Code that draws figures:
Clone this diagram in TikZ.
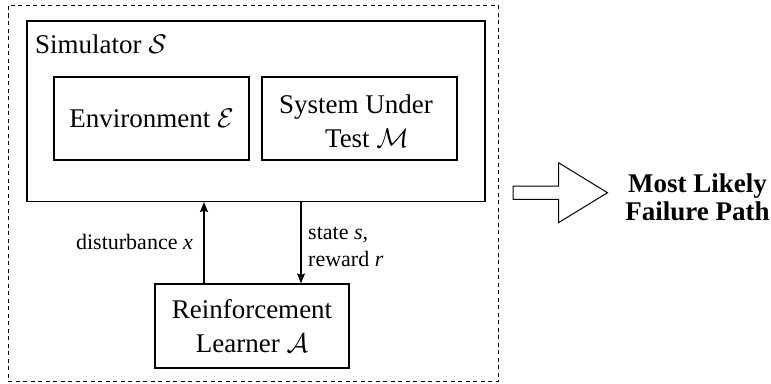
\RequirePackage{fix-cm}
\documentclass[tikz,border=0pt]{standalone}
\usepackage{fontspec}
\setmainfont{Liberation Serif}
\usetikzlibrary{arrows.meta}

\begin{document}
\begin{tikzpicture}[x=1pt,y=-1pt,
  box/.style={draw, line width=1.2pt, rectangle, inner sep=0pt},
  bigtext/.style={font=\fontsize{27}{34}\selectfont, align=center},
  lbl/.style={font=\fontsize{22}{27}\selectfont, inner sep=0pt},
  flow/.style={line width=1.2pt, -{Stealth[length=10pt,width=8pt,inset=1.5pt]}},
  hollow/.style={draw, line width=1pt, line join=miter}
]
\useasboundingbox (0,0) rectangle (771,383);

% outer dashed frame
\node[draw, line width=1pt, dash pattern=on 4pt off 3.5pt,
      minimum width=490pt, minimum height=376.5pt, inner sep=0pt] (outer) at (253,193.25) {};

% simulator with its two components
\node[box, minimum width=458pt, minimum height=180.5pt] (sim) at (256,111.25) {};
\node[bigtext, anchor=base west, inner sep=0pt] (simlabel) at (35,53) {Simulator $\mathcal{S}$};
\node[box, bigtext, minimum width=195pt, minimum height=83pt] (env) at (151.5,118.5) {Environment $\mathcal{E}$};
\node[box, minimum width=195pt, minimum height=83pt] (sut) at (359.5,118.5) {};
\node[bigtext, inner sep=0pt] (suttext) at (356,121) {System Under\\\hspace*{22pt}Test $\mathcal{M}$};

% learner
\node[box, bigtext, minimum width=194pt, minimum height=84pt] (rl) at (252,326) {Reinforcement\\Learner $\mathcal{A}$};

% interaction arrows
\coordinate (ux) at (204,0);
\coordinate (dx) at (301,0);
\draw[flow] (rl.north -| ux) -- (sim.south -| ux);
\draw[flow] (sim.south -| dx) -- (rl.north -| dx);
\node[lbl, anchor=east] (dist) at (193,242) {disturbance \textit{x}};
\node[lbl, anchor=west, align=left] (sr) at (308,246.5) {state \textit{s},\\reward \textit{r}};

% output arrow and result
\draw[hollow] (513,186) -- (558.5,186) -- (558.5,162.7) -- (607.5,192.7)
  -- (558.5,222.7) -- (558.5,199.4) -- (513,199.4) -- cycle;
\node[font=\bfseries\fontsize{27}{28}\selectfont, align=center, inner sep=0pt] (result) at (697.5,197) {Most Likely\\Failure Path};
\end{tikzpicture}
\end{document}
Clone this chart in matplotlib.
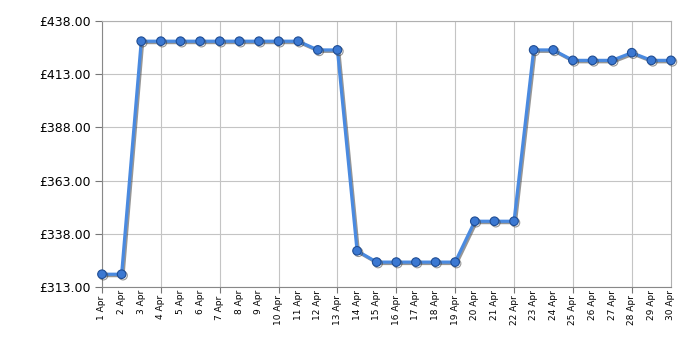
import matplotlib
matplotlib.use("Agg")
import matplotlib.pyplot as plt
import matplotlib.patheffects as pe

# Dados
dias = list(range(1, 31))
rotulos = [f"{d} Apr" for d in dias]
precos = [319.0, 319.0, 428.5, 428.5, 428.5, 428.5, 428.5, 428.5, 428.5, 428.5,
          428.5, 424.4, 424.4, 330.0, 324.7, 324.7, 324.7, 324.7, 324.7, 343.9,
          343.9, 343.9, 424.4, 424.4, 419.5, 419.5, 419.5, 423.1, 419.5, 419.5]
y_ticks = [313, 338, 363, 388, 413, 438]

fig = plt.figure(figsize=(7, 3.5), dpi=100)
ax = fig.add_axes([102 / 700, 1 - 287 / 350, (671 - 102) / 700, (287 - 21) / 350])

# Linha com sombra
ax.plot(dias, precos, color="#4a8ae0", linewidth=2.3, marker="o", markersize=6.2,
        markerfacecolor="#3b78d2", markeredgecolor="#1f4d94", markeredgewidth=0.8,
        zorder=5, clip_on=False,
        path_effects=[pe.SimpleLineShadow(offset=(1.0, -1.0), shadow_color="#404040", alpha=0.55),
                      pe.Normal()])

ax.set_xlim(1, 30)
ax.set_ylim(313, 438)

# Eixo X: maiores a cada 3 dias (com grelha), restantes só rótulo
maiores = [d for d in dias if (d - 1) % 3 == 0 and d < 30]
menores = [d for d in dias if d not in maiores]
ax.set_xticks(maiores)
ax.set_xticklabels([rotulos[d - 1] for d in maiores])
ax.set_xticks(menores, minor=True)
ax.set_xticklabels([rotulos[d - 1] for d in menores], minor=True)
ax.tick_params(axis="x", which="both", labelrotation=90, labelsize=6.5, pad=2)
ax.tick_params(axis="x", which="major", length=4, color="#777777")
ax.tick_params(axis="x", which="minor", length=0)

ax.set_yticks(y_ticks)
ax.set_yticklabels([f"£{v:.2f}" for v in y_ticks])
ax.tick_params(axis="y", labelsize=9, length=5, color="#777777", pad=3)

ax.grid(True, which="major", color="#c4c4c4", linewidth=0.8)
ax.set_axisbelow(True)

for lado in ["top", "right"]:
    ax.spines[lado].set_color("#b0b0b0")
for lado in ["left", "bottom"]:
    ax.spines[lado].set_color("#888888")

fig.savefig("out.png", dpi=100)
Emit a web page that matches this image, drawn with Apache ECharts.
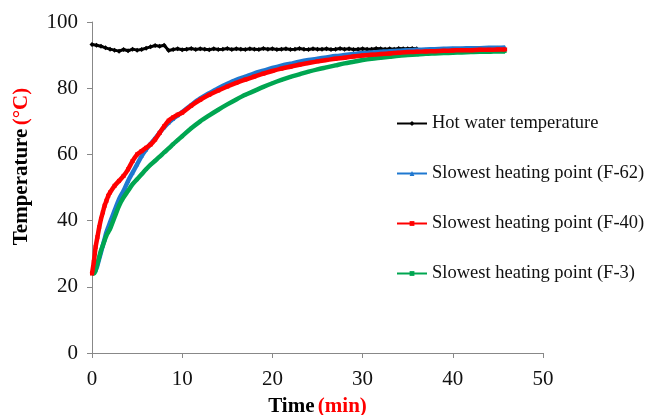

* REQUIREMENT *
In the data above, please extract the lines from the first one through the line with "minimum width=490pt, minimum", exactly, and keep pictures out.

* WRITTEN SOLUTION *
Clone this diagram in TikZ.
\RequirePackage{fix-cm}
\documentclass[tikz,border=0pt]{standalone}
\usepackage{fontspec}
\setmainfont{Liberation Serif}
\usetikzlibrary{arrows.meta}

\begin{document}
\begin{tikzpicture}[x=1pt,y=-1pt,
  box/.style={draw, line width=1.2pt, rectangle, inner sep=0pt},
  bigtext/.style={font=\fontsize{27}{34}\selectfont, align=center},
  lbl/.style={font=\fontsize{22}{27}\selectfont, inner sep=0pt},
  flow/.style={line width=1.2pt, -{Stealth[length=10pt,width=8pt,inset=1.5pt]}},
  hollow/.style={draw, line width=1pt, line join=miter}
]
\useasboundingbox (0,0) rectangle (771,383);

% outer dashed frame
\node[draw, line width=1pt, dash pattern=on 4pt off 3.5pt,
      minimum width=490pt, minimum height=376.5pt, inner sep=0pt] (outer) at (253,193.25) {};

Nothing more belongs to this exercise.